** Directions for this task **
In the records below, find the line containing "Write a Python" and the line containing "dias = ['14-21', '22-28', '29-35', '36-42', '43-50', '51-60']"; please repeat exactly the lines from one to the other, both included, and nothing more.

==============================

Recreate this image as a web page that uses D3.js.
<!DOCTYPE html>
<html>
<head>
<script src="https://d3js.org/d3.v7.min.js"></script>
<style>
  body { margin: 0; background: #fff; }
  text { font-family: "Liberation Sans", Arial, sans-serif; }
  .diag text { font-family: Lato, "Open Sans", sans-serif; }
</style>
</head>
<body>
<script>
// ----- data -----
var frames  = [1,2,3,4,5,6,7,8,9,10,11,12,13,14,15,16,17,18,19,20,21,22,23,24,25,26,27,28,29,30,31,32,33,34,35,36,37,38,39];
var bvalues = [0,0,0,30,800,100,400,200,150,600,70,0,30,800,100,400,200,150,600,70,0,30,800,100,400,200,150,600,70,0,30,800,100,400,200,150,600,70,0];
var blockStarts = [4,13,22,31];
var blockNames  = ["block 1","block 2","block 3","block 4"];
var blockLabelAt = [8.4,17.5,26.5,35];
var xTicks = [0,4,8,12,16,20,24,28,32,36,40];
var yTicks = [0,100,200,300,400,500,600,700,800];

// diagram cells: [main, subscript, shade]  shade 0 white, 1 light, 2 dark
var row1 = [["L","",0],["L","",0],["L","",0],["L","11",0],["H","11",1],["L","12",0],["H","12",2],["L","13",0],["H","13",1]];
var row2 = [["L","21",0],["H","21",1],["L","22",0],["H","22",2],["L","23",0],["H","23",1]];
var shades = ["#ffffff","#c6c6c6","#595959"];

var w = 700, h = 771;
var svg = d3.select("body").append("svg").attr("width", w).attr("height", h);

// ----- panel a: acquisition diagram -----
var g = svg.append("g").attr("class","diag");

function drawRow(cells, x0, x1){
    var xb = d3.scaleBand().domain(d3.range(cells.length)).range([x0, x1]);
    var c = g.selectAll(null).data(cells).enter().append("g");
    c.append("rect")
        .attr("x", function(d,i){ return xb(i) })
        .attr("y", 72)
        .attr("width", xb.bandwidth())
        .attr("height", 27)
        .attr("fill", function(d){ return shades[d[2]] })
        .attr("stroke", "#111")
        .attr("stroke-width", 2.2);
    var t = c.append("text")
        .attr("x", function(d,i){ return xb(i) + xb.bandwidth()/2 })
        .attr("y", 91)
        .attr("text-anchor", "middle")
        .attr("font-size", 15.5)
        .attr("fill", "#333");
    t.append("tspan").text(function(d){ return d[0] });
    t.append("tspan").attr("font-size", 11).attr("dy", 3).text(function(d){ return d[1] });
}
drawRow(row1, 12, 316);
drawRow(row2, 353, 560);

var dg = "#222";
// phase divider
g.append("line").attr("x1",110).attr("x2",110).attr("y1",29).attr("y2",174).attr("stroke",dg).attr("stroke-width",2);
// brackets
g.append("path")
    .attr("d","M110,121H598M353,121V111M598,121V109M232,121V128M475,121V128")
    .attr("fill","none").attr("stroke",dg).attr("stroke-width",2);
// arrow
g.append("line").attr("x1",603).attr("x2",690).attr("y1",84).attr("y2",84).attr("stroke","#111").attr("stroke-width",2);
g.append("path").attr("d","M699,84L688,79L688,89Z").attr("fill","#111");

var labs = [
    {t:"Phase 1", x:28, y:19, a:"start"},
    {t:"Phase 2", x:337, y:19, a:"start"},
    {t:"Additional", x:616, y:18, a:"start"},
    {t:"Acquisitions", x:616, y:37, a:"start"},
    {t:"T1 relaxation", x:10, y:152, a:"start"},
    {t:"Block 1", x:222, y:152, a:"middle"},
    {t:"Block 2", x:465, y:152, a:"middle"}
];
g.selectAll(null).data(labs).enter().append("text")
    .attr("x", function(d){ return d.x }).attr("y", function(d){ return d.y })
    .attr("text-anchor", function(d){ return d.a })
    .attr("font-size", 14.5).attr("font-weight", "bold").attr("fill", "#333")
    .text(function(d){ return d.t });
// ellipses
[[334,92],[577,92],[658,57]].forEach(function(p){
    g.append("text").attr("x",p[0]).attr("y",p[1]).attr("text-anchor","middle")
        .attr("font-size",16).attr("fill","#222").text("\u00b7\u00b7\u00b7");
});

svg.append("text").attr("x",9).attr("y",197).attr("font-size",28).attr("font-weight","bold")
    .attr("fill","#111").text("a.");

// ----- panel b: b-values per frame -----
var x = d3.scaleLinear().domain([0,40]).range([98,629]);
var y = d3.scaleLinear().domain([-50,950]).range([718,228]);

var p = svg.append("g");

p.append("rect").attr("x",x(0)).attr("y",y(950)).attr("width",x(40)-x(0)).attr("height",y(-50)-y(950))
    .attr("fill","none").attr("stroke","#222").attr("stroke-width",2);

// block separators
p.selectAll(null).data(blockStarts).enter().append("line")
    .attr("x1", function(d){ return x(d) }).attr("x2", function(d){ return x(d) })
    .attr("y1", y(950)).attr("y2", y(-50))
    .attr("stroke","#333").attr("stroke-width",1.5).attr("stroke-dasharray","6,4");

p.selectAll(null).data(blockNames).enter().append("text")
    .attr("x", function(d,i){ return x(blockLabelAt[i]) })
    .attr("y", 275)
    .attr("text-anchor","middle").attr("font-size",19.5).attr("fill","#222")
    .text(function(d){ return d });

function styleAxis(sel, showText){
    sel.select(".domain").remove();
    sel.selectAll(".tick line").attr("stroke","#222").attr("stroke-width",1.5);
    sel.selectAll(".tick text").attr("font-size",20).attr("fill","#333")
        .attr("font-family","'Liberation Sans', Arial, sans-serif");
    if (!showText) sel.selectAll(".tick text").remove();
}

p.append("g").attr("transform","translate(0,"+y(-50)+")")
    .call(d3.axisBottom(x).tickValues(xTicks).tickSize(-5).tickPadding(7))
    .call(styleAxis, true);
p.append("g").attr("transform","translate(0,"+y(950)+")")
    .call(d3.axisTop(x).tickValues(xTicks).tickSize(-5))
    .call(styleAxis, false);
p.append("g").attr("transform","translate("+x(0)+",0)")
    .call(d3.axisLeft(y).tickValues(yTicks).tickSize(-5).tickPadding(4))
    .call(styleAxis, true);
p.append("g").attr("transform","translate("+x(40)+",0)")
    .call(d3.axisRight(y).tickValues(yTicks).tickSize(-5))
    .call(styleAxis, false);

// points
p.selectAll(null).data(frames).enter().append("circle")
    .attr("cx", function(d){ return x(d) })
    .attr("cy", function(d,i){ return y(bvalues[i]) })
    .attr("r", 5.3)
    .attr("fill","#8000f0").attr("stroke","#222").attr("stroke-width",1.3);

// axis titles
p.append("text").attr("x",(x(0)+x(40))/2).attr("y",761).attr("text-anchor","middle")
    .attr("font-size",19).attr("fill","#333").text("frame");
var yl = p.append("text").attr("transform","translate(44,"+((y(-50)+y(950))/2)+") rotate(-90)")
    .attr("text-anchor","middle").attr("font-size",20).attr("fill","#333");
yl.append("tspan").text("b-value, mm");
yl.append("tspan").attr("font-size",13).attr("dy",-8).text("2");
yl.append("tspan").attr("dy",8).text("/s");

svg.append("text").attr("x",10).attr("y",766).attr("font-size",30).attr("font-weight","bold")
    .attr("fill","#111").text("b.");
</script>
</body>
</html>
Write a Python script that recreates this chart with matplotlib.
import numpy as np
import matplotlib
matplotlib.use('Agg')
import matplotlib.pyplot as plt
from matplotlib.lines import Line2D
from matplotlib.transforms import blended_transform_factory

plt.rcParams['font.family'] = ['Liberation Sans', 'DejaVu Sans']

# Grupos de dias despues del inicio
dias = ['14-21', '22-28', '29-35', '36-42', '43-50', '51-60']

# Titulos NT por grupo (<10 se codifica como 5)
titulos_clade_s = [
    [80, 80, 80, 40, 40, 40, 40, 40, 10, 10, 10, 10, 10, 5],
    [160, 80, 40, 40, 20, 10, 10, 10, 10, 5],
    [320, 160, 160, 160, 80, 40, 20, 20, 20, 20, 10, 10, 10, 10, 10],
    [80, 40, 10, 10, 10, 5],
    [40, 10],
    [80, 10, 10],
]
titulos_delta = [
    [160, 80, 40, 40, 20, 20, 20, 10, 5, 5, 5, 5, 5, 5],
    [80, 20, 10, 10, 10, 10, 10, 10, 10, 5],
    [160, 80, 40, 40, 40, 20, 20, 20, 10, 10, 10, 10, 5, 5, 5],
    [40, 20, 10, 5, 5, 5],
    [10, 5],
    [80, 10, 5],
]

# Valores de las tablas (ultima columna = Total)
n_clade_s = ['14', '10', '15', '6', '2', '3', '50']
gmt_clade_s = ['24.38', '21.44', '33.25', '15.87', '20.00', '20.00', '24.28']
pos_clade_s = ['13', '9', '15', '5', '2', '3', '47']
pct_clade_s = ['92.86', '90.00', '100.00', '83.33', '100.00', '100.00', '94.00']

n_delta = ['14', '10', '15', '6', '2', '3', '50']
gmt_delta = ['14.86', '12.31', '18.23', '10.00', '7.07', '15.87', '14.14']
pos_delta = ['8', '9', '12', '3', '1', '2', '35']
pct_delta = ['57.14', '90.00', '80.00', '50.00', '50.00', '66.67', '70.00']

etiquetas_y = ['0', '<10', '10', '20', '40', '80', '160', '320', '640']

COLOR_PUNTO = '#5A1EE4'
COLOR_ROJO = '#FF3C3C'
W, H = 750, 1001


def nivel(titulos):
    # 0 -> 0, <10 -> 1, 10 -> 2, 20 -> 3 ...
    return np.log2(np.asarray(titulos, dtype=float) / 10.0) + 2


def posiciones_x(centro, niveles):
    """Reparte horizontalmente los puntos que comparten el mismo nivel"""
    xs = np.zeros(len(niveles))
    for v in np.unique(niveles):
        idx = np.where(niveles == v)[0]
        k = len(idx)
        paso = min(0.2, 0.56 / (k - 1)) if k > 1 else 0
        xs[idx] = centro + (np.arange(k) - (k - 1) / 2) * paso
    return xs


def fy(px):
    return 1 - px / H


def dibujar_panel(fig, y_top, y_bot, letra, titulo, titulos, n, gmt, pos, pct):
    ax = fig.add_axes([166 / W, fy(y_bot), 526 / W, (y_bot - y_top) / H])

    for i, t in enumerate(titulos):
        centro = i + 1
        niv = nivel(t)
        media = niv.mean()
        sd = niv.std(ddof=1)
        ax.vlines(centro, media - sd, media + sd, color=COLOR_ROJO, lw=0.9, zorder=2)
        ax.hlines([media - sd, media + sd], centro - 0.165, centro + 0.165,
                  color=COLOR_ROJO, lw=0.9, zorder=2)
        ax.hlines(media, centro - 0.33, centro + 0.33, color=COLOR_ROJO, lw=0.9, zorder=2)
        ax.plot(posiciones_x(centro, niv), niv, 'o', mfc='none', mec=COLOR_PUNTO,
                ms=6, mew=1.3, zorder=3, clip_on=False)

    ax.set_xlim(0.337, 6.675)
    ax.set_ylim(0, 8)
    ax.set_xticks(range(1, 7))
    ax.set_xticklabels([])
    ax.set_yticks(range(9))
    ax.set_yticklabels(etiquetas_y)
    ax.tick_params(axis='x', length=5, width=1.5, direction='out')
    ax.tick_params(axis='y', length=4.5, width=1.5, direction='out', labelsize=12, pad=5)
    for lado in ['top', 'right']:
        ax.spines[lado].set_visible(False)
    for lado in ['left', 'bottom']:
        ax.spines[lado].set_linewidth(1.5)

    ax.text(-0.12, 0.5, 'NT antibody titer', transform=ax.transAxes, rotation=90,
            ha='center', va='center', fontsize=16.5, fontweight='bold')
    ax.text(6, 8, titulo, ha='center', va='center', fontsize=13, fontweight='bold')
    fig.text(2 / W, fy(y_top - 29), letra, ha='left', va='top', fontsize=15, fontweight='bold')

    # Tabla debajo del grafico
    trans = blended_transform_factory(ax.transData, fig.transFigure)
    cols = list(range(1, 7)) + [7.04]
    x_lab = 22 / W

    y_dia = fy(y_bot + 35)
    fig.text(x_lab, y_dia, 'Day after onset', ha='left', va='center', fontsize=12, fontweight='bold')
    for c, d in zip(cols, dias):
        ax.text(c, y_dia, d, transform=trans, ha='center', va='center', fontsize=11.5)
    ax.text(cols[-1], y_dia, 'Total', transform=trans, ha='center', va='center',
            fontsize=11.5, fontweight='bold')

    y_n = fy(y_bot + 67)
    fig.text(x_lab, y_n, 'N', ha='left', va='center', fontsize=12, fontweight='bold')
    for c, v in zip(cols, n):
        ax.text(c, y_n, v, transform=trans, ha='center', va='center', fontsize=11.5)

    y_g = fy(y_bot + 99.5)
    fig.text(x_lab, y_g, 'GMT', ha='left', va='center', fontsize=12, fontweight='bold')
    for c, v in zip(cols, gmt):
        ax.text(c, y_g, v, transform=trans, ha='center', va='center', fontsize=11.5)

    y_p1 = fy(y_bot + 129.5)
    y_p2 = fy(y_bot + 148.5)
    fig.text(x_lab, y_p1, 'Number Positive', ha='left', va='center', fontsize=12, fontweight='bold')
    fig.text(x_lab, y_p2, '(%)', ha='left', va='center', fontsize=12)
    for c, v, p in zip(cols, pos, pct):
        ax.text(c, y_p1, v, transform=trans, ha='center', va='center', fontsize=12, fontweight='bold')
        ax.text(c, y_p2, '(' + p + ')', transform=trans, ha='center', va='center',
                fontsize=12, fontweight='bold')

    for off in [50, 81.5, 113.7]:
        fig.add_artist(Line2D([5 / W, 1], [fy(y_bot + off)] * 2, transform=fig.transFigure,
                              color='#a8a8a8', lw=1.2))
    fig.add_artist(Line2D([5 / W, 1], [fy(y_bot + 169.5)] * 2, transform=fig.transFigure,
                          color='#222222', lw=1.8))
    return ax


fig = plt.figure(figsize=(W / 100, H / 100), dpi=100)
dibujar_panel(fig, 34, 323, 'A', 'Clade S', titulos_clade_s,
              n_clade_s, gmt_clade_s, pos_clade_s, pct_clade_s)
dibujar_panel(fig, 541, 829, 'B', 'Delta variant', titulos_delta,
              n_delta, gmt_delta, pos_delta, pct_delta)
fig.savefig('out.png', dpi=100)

==============================

** Answer for the task **
Write a Python script that recreates this chart with matplotlib.
import numpy as np
import matplotlib
matplotlib.use('Agg')
import matplotlib.pyplot as plt
from matplotlib.lines import Line2D
from matplotlib.transforms import blended_transform_factory

plt.rcParams['font.family'] = ['Liberation Sans', 'DejaVu Sans']

# Grupos de dias despues del inicio
dias = ['14-21', '22-28', '29-35', '36-42', '43-50', '51-60']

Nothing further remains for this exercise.